**DIRECTIONS**
Write out the data below exactly as given, without any of its pictures.

** START OF DATASET EXCERPT **

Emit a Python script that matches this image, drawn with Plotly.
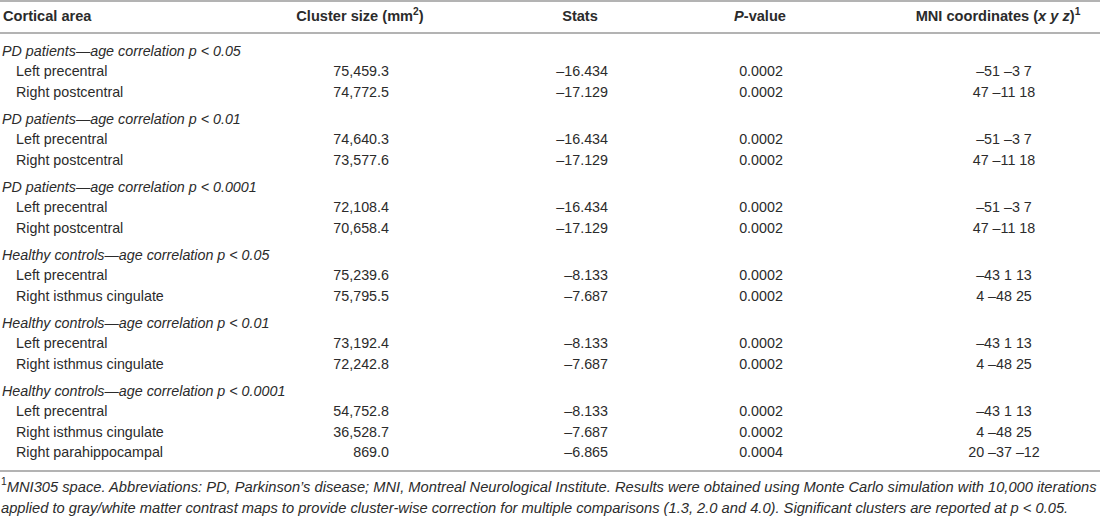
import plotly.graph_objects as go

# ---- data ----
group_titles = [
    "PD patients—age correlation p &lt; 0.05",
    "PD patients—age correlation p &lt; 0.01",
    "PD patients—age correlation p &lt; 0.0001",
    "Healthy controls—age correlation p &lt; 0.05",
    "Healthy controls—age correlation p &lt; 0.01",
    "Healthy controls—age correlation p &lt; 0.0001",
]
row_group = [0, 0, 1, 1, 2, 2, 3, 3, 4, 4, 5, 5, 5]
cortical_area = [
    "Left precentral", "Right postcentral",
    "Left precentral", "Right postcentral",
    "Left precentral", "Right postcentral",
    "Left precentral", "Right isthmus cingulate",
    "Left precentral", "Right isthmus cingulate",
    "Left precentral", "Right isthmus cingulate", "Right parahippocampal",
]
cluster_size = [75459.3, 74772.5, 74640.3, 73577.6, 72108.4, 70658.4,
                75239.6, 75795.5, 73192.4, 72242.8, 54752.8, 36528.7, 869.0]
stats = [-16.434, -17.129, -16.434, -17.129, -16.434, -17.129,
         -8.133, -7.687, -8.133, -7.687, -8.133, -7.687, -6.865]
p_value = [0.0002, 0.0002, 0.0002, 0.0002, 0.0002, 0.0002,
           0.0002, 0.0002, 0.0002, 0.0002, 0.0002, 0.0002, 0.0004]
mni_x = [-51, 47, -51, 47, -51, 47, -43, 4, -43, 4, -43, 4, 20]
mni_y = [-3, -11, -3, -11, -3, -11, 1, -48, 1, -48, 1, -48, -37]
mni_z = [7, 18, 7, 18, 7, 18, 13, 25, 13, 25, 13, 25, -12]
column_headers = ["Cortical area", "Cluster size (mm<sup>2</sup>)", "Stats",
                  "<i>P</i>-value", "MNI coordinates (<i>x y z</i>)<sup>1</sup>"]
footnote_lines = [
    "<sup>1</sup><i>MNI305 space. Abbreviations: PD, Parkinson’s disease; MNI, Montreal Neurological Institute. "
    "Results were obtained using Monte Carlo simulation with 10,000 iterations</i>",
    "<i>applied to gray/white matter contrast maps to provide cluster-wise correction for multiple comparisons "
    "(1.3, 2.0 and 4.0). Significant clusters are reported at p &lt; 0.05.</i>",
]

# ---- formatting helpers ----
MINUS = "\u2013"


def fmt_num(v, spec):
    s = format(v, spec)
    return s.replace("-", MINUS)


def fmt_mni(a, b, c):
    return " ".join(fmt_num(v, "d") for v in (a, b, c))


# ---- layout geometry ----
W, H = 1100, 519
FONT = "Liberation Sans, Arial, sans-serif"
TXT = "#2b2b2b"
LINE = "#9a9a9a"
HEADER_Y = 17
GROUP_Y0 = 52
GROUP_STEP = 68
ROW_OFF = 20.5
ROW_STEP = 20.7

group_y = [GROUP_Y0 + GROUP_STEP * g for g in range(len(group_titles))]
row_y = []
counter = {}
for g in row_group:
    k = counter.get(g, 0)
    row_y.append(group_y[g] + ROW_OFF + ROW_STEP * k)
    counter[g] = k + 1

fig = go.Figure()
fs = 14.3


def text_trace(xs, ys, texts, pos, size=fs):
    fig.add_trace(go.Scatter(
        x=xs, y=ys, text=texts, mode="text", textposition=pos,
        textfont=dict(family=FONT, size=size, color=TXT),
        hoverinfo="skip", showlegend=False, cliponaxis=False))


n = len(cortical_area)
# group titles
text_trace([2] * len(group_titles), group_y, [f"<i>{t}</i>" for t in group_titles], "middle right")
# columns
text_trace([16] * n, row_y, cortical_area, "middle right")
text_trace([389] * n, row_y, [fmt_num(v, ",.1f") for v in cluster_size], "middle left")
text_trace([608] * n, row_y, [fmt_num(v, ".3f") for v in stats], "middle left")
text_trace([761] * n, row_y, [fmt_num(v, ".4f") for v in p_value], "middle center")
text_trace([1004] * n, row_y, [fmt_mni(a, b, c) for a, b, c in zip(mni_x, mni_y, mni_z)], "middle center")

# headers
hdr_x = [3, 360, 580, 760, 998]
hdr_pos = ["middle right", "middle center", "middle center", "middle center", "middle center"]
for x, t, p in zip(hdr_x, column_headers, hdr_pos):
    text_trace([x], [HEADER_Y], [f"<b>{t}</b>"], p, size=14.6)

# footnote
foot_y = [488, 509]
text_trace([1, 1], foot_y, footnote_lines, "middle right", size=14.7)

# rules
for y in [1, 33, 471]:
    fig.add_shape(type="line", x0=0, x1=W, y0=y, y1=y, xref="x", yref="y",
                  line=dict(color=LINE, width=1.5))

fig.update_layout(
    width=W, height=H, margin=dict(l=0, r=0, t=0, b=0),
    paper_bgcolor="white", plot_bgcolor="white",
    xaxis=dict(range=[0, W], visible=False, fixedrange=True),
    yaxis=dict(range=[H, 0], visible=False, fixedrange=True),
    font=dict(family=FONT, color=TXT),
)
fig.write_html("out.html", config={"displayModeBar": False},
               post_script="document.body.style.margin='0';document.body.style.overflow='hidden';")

** END OF DATASET EXCERPT **

**EXERCISE SOLUTION**
Emit a Python script that matches this image, drawn with Plotly.
import plotly.graph_objects as go

# ---- data ----
group_titles = [
    "PD patients—age correlation p &lt; 0.05",
    "PD patients—age correlation p &lt; 0.01",
    "PD patients—age correlation p &lt; 0.0001",
    "Healthy controls—age correlation p &lt; 0.05",
    "Healthy controls—age correlation p &lt; 0.01",
    "Healthy controls—age correlation p &lt; 0.0001",
]
row_group = [0, 0, 1, 1, 2, 2, 3, 3, 4, 4, 5, 5, 5]
cortical_area = [
    "Left precentral", "Right postcentral",
    "Left precentral", "Right postcentral",
    "Left precentral", "Right postcentral",
    "Left precentral", "Right isthmus cingulate",
    "Left precentral", "Right isthmus cingulate",
    "Left precentral", "Right isthmus cingulate", "Right parahippocampal",
]
cluster_size = [75459.3, 74772.5, 74640.3, 73577.6, 72108.4, 70658.4,
                75239.6, 75795.5, 73192.4, 72242.8, 54752.8, 36528.7, 869.0]
stats = [-16.434, -17.129, -16.434, -17.129, -16.434, -17.129,
         -8.133, -7.687, -8.133, -7.687, -8.133, -7.687, -6.865]
p_value = [0.0002, 0.0002, 0.0002, 0.0002, 0.0002, 0.0002,
           0.0002, 0.0002, 0.0002, 0.0002, 0.0002, 0.0002, 0.0004]
mni_x = [-51, 47, -51, 47, -51, 47, -43, 4, -43, 4, -43, 4, 20]
mni_y = [-3, -11, -3, -11, -3, -11, 1, -48, 1, -48, 1, -48, -37]
mni_z = [7, 18, 7, 18, 7, 18, 13, 25, 13, 25, 13, 25, -12]
column_headers = ["Cortical area", "Cluster size (mm<sup>2</sup>)", "Stats",
                  "<i>P</i>-value", "MNI coordinates (<i>x y z</i>)<sup>1</sup>"]
footnote_lines = [
    "<sup>1</sup><i>MNI305 space. Abbreviations: PD, Parkinson’s disease; MNI, Montreal Neurological Institute. "
    "Results were obtained using Monte Carlo simulation with 10,000 iterations</i>",
    "<i>applied to gray/white matter contrast maps to provide cluster-wise correction for multiple comparisons "
    "(1.3, 2.0 and 4.0). Significant clusters are reported at p &lt; 0.05.</i>",
]

# ---- formatting helpers ----
MINUS = "\u2013"


def fmt_num(v, spec):
    s = format(v, spec)
    return s.replace("-", MINUS)


def fmt_mni(a, b, c):
    return " ".join(fmt_num(v, "d") for v in (a, b, c))


# ---- layout geometry ----
W, H = 1100, 519
FONT = "Liberation Sans, Arial, sans-serif"
TXT = "#2b2b2b"
LINE = "#9a9a9a"
HEADER_Y = 17
GROUP_Y0 = 52
GROUP_STEP = 68
ROW_OFF = 20.5
ROW_STEP = 20.7

group_y = [GROUP_Y0 + GROUP_STEP * g for g in range(len(group_titles))]
row_y = []
counter = {}
for g in row_group:
    k = counter.get(g, 0)
    row_y.append(group_y[g] + ROW_OFF + ROW_STEP * k)
    counter[g] = k + 1

fig = go.Figure()
fs = 14.3


def text_trace(xs, ys, texts, pos, size=fs):
    fig.add_trace(go.Scatter(
        x=xs, y=ys, text=texts, mode="text", textposition=pos,
        textfont=dict(family=FONT, size=size, color=TXT),
        hoverinfo="skip", showlegend=False, cliponaxis=False))


n = len(cortical_area)
# group titles
text_trace([2] * len(group_titles), group_y, [f"<i>{t}</i>" for t in group_titles], "middle right")
# columns
text_trace([16] * n, row_y, cortical_area, "middle right")
text_trace([389] * n, row_y, [fmt_num(v, ",.1f") for v in cluster_size], "middle left")
text_trace([608] * n, row_y, [fmt_num(v, ".3f") for v in stats], "middle left")
text_trace([761] * n, row_y, [fmt_num(v, ".4f") for v in p_value], "middle center")
text_trace([1004] * n, row_y, [fmt_mni(a, b, c) for a, b, c in zip(mni_x, mni_y, mni_z)], "middle center")

# headers
hdr_x = [3, 360, 580, 760, 998]
hdr_pos = ["middle right", "middle center", "middle center", "middle center", "middle center"]
for x, t, p in zip(hdr_x, column_headers, hdr_pos):
    text_trace([x], [HEADER_Y], [f"<b>{t}</b>"], p, size=14.6)

# footnote
foot_y = [488, 509]
text_trace([1, 1], foot_y, footnote_lines, "middle right", size=14.7)

# rules
for y in [1, 33, 471]:
    fig.add_shape(type="line", x0=0, x1=W, y0=y, y1=y, xref="x", yref="y",
                  line=dict(color=LINE, width=1.5))

fig.update_layout(
    width=W, height=H, margin=dict(l=0, r=0, t=0, b=0),
    paper_bgcolor="white", plot_bgcolor="white",
    xaxis=dict(range=[0, W], visible=False, fixedrange=True),
    yaxis=dict(range=[H, 0], visible=False, fixedrange=True),
    font=dict(family=FONT, color=TXT),
)
fig.write_html("out.html", config={"displayModeBar": False},
               post_script="document.body.style.margin='0';document.body.style.overflow='hidden';")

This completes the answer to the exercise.